Beckett: “Do I really do that?”
Castle: “Yes, and it’s adorable.”
Beckett: “If it’s so adorable, why didn’t you sleep with me? Her me, not me me.”
Castle: “Oh. Well, a fictional character that I wrote, based on you, played by Natalie Rhodes? It’s just way too meta.”

Say it with me: Awww. As hot as Natalie’s version of Nikki Heat is, Castle wants the real thing.

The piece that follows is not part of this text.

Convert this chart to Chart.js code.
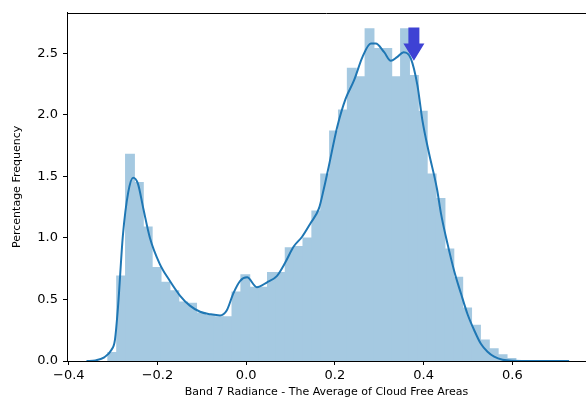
<!DOCTYPE html>
<html>
<head>
<meta charset="utf-8">
<script src="https://cdn.jsdelivr.net/npm/chart.js@4/dist/chart.umd.min.js"></script>
<style>
  html, body { margin: 0; padding: 0; background: #fff; }
</style>
</head>
<body>
<canvas id="myChart" width="586" height="409"></canvas>
<script>
// histogram bins (density), bin width 0.02 starting at -0.312
const binStart = -0.312;
const binWidth = 0.02;
const binHeights = [
    0.07, 0.69, 1.68, 1.45, 1.09, 0.76, 0.64, 0.57, 0.48, 0.47,
    0.39, 0.37, 0.36, 0.36, 0.56, 0.70, 0.60, 0.60, 0.72, 0.72,
    0.92, 0.93, 1.00, 1.22, 1.52, 1.87, 2.04, 2.38, 2.31, 2.70,
    2.54, 2.54, 2.31, 2.70, 2.32, 2.03, 1.52, 1.32, 0.91, 0.68,
    0.43, 0.29, 0.17, 0.10, 0.05, 0.02
];

// kde curve
const kdeX = [-0.36, -0.34, -0.32, -0.304, -0.296, -0.289, -0.278, -0.266, -0.255, -0.244,
    -0.232, -0.217, -0.195, -0.172, -0.149, -0.127, -0.104, -0.081, -0.059, -0.044,
    -0.029, -0.014, 0.002, 0.024, 0.047, 0.069, 0.088, 0.107, 0.126, 0.145,
    0.164, 0.175, 0.186, 0.205, 0.224, 0.243, 0.262, 0.281, 0.292, 0.311,
    0.326, 0.340, 0.355, 0.371, 0.386, 0.397, 0.412, 0.430, 0.439, 0.454,
    0.469, 0.484, 0.499, 0.514, 0.529, 0.544, 0.559, 0.578, 0.60, 0.65, 0.728];
const kdeY = [0.0, 0.005, 0.03, 0.09, 0.17, 0.44, 1.02, 1.37, 1.49, 1.44,
    1.24, 1.0, 0.79, 0.65, 0.53, 0.45, 0.40, 0.38, 0.37, 0.41,
    0.55, 0.65, 0.68, 0.60, 0.64, 0.69, 0.80, 0.93, 1.01, 1.12,
    1.24, 1.40, 1.58, 1.90, 2.13, 2.28, 2.47, 2.58, 2.58, 2.51,
    2.44, 2.47, 2.51, 2.46, 2.24, 1.96, 1.69, 1.40, 1.20, 0.95,
    0.73, 0.55, 0.38, 0.25, 0.14, 0.075, 0.035, 0.01, 0.002, 0.0, 0.0];

const xTicks = [-0.4, -0.2, 0.0, 0.2, 0.4, 0.6];
const yTicks = [0.0, 0.5, 1.0, 1.5, 2.0, 2.5];

// annotation arrow (data units)
const arrowX = 0.378;
const arrowTop = 2.71;
const arrowHead = 2.58;
const arrowTip = 2.44;

const FONT = "'DejaVu Sans', sans-serif";

function fmt(v) {
    const s = Math.abs(v).toFixed(1);
    return v < -1e-9 ? '\u2212' + s : s;
}

const extrasPlugin = {
    id: 'extras',
    afterDatasetsDraw(chart) {
        const {ctx, chartArea, scales} = chart;
        ctx.save();
        // top spine
        ctx.strokeStyle = '#000';
        ctx.lineWidth = 1;
        ctx.beginPath();
        ctx.moveTo(chartArea.left, Math.round(chartArea.top) + 0.5);
        ctx.lineTo(chartArea.right, Math.round(chartArea.top) + 0.5);
        ctx.stroke();

        // arrow
        const x = scales.x.getPixelForValue(arrowX);
        const yTop = scales.y.getPixelForValue(arrowTop);
        const yHead = scales.y.getPixelForValue(arrowHead);
        const yTip = scales.y.getPixelForValue(arrowTip);
        ctx.fillStyle = 'rgb(62,66,212)';
        ctx.beginPath();
        ctx.moveTo(x - 5.5, yTop);
        ctx.lineTo(x + 5.5, yTop);
        ctx.lineTo(x + 5.5, yHead);
        ctx.lineTo(x + 10.5, yHead);
        ctx.lineTo(x, yTip);
        ctx.lineTo(x - 10.5, yHead);
        ctx.lineTo(x - 5.5, yHead);
        ctx.closePath();
        ctx.fill();
        ctx.restore();
    }
};

new Chart(document.getElementById('myChart').getContext('2d'), {
    type: 'bar',
    data: {
        datasets: [
            {
                type: 'line',
                order: 0,
                data: kdeX.map((x, i) => ({x: x, y: kdeY[i]})),
                borderColor: '#1f77b4',
                borderWidth: 2,
                pointRadius: 0,
                cubicInterpolationMode: 'monotone',
                fill: false
            },
            {
                type: 'bar',
                order: 1,
                data: binHeights.map((h, i) => ({x: binStart + binWidth * (i + 0.5), y: h})),
                backgroundColor: 'rgb(165,201,225)',
                borderWidth: 0,
                barPercentage: 1,
                categoryPercentage: 1,
                inflateAmount: 0.5
            }
        ]
    },
    options: {
        responsive: false,
        animation: false,
        layout: {padding: {left: 0, right: 0, top: 8, bottom: 0}},
        plugins: {legend: {display: false}, tooltip: {enabled: false}},
        scales: {
            x: {
                type: 'linear',
                min: -0.404,
                max: 0.766,
                offset: false,
                afterBuildTicks: s => { s.ticks = xTicks.map(v => ({value: v})); },
                afterFit: s => { s.height = 48; },
                grid: {drawOnChartArea: false, offset: false, tickLength: 4, tickColor: '#000'},
                border: {color: '#000', width: 1},
                ticks: {
                    color: '#000', padding: 3, maxRotation: 0,
                    font: {family: FONT, size: 13},
                    callback: v => fmt(v)
                },
                title: {
                    display: true,
                    text: 'Band 7 Radiance - The Average of Cloud Free Areas',
                    color: '#000',
                    font: {family: FONT, size: 11},
                    padding: {top: 0, bottom: 10}
                }
            },
            y: {
                min: 0,
                max: 2.83,
                afterBuildTicks: s => { s.ticks = yTicks.map(v => ({value: v})); },
                afterFit: s => { s.width = 67; },
                grid: {drawOnChartArea: false, tickLength: 4, tickColor: '#000'},
                border: {color: '#000', width: 1},
                ticks: {
                    color: '#000', padding: 5,
                    font: {family: FONT, size: 13},
                    callback: v => fmt(v)
                },
                title: {
                    display: true,
                    text: 'Percentage Frequency',
                    color: '#000',
                    font: {family: FONT, size: 11},
                    padding: {top: 11, bottom: 0}
                }
            }
        }
    },
    plugins: [extrasPlugin]
});
</script>
</body>
</html>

The Rest of the Force: Lanie is barely present in this episode, but Ryan and Esposito are both pretty excited about working with Natalie Rhodes – especially Ryan. He spends much of the episode slackjawed, and tells everyone – including Natalie herself – that Natalie is on his “list” of five celebrities he’d be allowed to sleep with if he ever got the chance. (Esposito is somewhat less taken with Natalie, and hilariously suggests that the team decide on a code word so they know “which Beckett to kill when the clone army attacks.”) Ryan’s big subplot, though, revolves around proposing to his girlfriend Jenny. He asks Castle for advice (because Castle’s been so successful at the marriage thing?) and Castle says to go big, while Beckett thinks he should keep things intimate. Things go wrong, though, when Ryan uses Esposito as a cover for his absence when he goes to ask Jenny’s parents for her hand, but neglects to actually ask Esposito to cover for him. Jenny figures out that he was lying about where he was, and since she knows of his “list,” thinks he was sleeping with Natalie. By the end of the episode, though, she apologizes to Ryan for doubting him and to the group for making a scene, and Ryan goes ahead and proposes to her right there in the station with everyone watching and Esposito, adorably, crying. Castle and Beckett both approve: “That was big.” “And intimate.” (Taking notes here, Castle?)

The Castle Family: With everything going on with the Natalie Rhodes subplot and the Ryan sub-subplot, there’s not much oxygen (or time) left for Alexis and Martha. They’re mostly there to react to Castle’s changing perspective on Natalie Rhodes. Alexis is clearly a big fan, but adorably pretends that she hasn’t seen Rhodes’s horror movies in order to protect her father’s image of her innocence. And she has a great line to her father when Beckett calls: “Pick it up, Dad. Murder will make you feel better.”